A review by liralen
The Last Resort: A Memoir of Zimbabwe, by Douglas Rogers

4.0

Rogers grew up in Zimbabwe, in a position of not inconsiderable privilege: the son of white farmers, he eventually left the country for the Global North; his parents stayed on, eventually settling into a life running a game farm and backpackers' lodge.

But Zimbabwe was headed for intense turmoil, and nobody was entirely spared. The young and disenfranchised—and disenfranchisement in Zimbabwe was no joke—took up arms; farmers were booted from their land, often violently; opposition parties were silenced, also often violently; the value of the currency spiralled, and spiralled, and spiralled some more. For Rogers, it was reminiscent of the 70s, when each radio station told a slightly different story: was it 1200 refugees who had been killed, or 1200 guerillas, or 1200 terrorists? It all depended on your point of view. By the 2000s, Rogers was long since out of the country, but he returned again and again to write stories—and to visit his parents. Of his father, Rogers writes:
He had grown a thick grey beard and was starting to resemble some of the rugged armed men in the sepia-tinted photograph of his Afrikaner grandfather's commando unit in the Second Boer War that he had hung in his study. Taken in 1902, two months before the end of that bloody conflict, the photograph shows my great-grandfather, the dashing Gerrit Gauche, in his veld hat and khaki uniform, rifle at his side and a bandolier of bullets across his chest, standing directly behind the white-bearded leader of the commandos, Jan Smuts, the legendary Boer general who later would become prime minister of South Africa.
I wondered aloud: Was the beard his own last stand, a sign of atavistic Boer resistance?
He looked at me like I was an idiot.
'No,' he said. 'There's a shortage of razor blades.' (51)
Despite the challenges, Rogers' parents stayed. They knew the risks—farmers around them had been beaten or worse when their land was taken over—but this was also all they knew...and by the time they started to think that maybe Mozambique wouldn't be so bad, the little cash savings they had was more or less worthless.
'...There is a way to work out what the value to the dollar should be.'
'What's that?'
'The egg rate.'
'The egg rate? What, like a local equivalent of the Dow or the FTSE?'
She cackled loudly. 'No, darling. Go to a street dealer and ask him for seven boiled eggs. The price he charges is the rate of the Zim dollar to the US dollar on that day. It's highly scientific.' (181)
I wish I'd been more aware of the turmoil in Zimbabwe when it was happening, because only now are some things put into context for me. I remember a college classmate from Zimbabwe telling some of us that her parents were excited for her next trip home and were already saving up petrol to be able to pick her up—this was 2007 or 2008, maybe, and now I wonder how much this all affected her life, and her family's. Not that I knew her well enough to ask, but...privilege of the West, I guess; I was just blissfully unaware.
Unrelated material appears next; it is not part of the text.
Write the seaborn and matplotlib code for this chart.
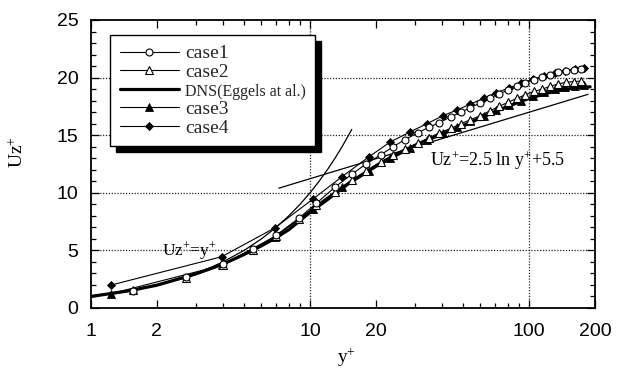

It is worth noting that Rogers portrays his parents as being sympathetic to the people around them—again, they benefit from a life of relative privilege, but this is a mercifully far cry from books I've read that frame it as 'us' versus 'them' (and in which 'us' is white and 'them' is black). But in no small part because of his parents' widely varied contacts, Rogers had access, throughout the events he writes about, to many sources and perspectives, and he's in and out as the lodge shifts from a foreign, white clientele to a local, black clientele, and as...well. As the landscape shifts and shifts and shifts again. With the fate of Zimbabwe, the farm, and Rogers' parents uncertain throughout, it's a gripping bit of history and human interest.